___ GIVEN MATERIAL ___

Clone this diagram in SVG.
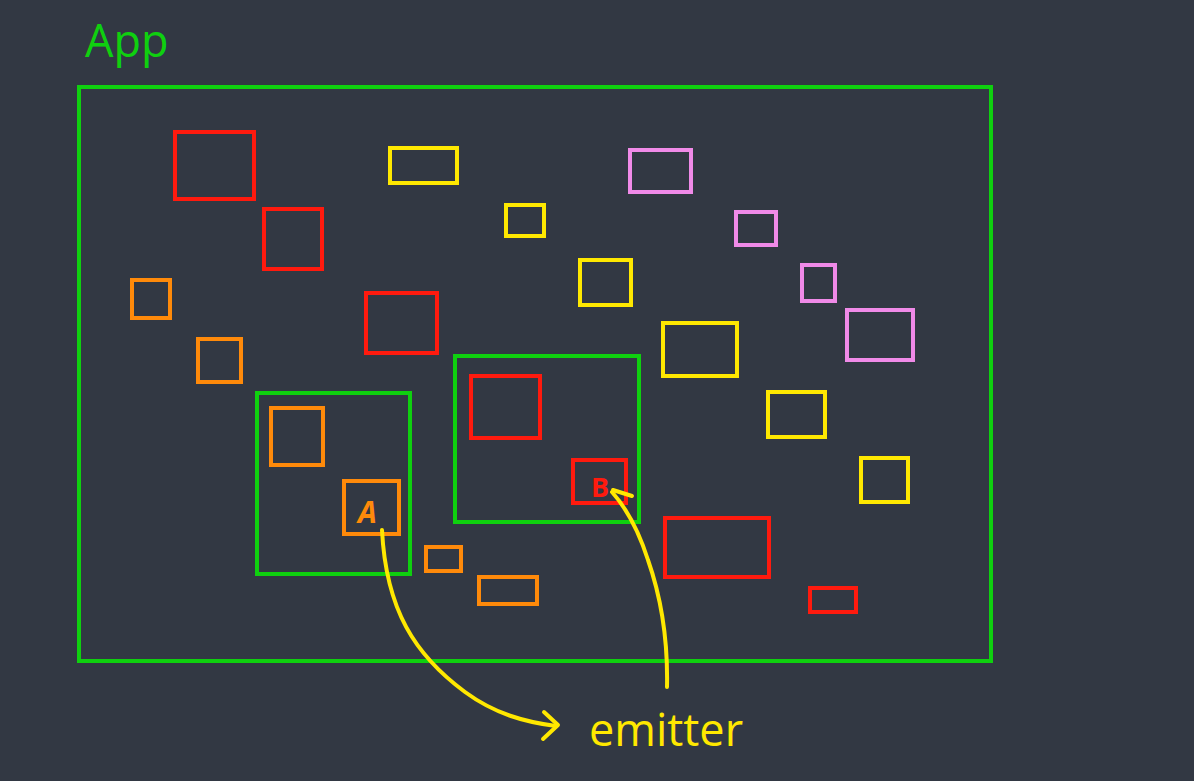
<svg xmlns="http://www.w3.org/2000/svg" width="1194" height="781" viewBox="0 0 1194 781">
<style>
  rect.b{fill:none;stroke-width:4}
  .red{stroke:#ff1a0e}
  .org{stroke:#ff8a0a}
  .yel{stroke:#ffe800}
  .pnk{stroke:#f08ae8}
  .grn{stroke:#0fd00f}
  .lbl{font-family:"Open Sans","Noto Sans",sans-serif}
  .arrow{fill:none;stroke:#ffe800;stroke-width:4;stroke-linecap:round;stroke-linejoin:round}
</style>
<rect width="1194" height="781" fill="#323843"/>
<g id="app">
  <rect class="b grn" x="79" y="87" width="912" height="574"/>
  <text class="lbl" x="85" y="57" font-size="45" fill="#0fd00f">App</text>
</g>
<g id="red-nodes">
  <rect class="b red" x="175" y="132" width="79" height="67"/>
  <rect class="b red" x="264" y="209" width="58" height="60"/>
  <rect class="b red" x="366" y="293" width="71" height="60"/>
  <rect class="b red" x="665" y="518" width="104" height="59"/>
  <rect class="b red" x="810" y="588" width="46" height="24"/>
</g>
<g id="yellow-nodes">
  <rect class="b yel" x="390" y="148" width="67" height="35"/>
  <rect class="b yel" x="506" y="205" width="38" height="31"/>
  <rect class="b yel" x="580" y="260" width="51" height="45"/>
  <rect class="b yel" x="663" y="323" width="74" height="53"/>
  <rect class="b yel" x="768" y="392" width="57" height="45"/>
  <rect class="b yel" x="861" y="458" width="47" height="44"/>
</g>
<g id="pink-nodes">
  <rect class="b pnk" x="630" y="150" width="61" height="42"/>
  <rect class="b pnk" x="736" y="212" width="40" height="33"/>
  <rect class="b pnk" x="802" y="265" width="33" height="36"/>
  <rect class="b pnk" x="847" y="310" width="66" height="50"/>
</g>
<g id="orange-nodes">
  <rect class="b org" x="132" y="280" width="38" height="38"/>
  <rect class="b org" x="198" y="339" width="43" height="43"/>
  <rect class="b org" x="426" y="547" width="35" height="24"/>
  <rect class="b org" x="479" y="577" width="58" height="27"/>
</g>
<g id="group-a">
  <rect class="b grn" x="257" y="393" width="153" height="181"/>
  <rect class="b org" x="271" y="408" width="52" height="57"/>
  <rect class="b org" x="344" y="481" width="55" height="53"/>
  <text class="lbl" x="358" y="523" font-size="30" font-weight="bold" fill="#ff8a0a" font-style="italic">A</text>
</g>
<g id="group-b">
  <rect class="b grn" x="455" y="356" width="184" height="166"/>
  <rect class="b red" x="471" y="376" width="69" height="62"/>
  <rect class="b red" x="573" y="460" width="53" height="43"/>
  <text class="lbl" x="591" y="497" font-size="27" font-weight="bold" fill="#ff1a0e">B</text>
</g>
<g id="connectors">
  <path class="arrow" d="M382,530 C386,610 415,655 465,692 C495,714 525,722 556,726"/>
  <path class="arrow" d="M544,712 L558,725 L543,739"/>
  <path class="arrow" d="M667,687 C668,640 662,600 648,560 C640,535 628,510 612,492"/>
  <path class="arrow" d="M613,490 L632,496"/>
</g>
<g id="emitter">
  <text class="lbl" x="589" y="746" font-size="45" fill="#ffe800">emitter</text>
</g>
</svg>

___

EXERCISE AIM:
Every line of text is to be repeated exactly; pictures are left out.

ANSWER FOR THIS EXERCISE:
Clone this diagram in SVG.
<svg xmlns="http://www.w3.org/2000/svg" width="1194" height="781" viewBox="0 0 1194 781">
<style>
  rect.b{fill:none;stroke-width:4}
  .red{stroke:#ff1a0e}
  .org{stroke:#ff8a0a}
  .yel{stroke:#ffe800}
  .pnk{stroke:#f08ae8}
  .grn{stroke:#0fd00f}
  .lbl{font-family:"Open Sans","Noto Sans",sans-serif}
  .arrow{fill:none;stroke:#ffe800;stroke-width:4;stroke-linecap:round;stroke-linejoin:round}
</style>
<rect width="1194" height="781" fill="#323843"/>
<g id="app">
  <rect class="b grn" x="79" y="87" width="912" height="574"/>
  <text class="lbl" x="85" y="57" font-size="45" fill="#0fd00f">App</text>
</g>
<g id="red-nodes">
  <rect class="b red" x="175" y="132" width="79" height="67"/>
  <rect class="b red" x="264" y="209" width="58" height="60"/>
  <rect class="b red" x="366" y="293" width="71" height="60"/>
  <rect class="b red" x="665" y="518" width="104" height="59"/>
  <rect class="b red" x="810" y="588" width="46" height="24"/>
</g>
<g id="yellow-nodes">
  <rect class="b yel" x="390" y="148" width="67" height="35"/>
  <rect class="b yel" x="506" y="205" width="38" height="31"/>
  <rect class="b yel" x="580" y="260" width="51" height="45"/>
  <rect class="b yel" x="663" y="323" width="74" height="53"/>
  <rect class="b yel" x="768" y="392" width="57" height="45"/>
  <rect class="b yel" x="861" y="458" width="47" height="44"/>
</g>
<g id="pink-nodes">
  <rect class="b pnk" x="630" y="150" width="61" height="42"/>
  <rect class="b pnk" x="736" y="212" width="40" height="33"/>
  <rect class="b pnk" x="802" y="265" width="33" height="36"/>
  <rect class="b pnk" x="847" y="310" width="66" height="50"/>
</g>
<g id="orange-nodes">
  <rect class="b org" x="132" y="280" width="38" height="38"/>
  <rect class="b org" x="198" y="339" width="43" height="43"/>
  <rect class="b org" x="426" y="547" width="35" height="24"/>
  <rect class="b org" x="479" y="577" width="58" height="27"/>
</g>
<g id="group-a">
  <rect class="b grn" x="257" y="393" width="153" height="181"/>
  <rect class="b org" x="271" y="408" width="52" height="57"/>
  <rect class="b org" x="344" y="481" width="55" height="53"/>
  <text class="lbl" x="358" y="523" font-size="30" font-weight="bold" fill="#ff8a0a" font-style="italic">A</text>
</g>
<g id="group-b">
  <rect class="b grn" x="455" y="356" width="184" height="166"/>
  <rect class="b red" x="471" y="376" width="69" height="62"/>
  <rect class="b red" x="573" y="460" width="53" height="43"/>
  <text class="lbl" x="591" y="497" font-size="27" font-weight="bold" fill="#ff1a0e">B</text>
</g>
<g id="connectors">
  <path class="arrow" d="M382,530 C386,610 415,655 465,692 C495,714 525,722 556,726"/>
  <path class="arrow" d="M544,712 L558,725 L543,739"/>
  <path class="arrow" d="M667,687 C668,640 662,600 648,560 C640,535 628,510 612,492"/>
  <path class="arrow" d="M613,490 L632,496"/>
</g>
<g id="emitter">
  <text class="lbl" x="589" y="746" font-size="45" fill="#ffe800">emitter</text>
</g>
</svg>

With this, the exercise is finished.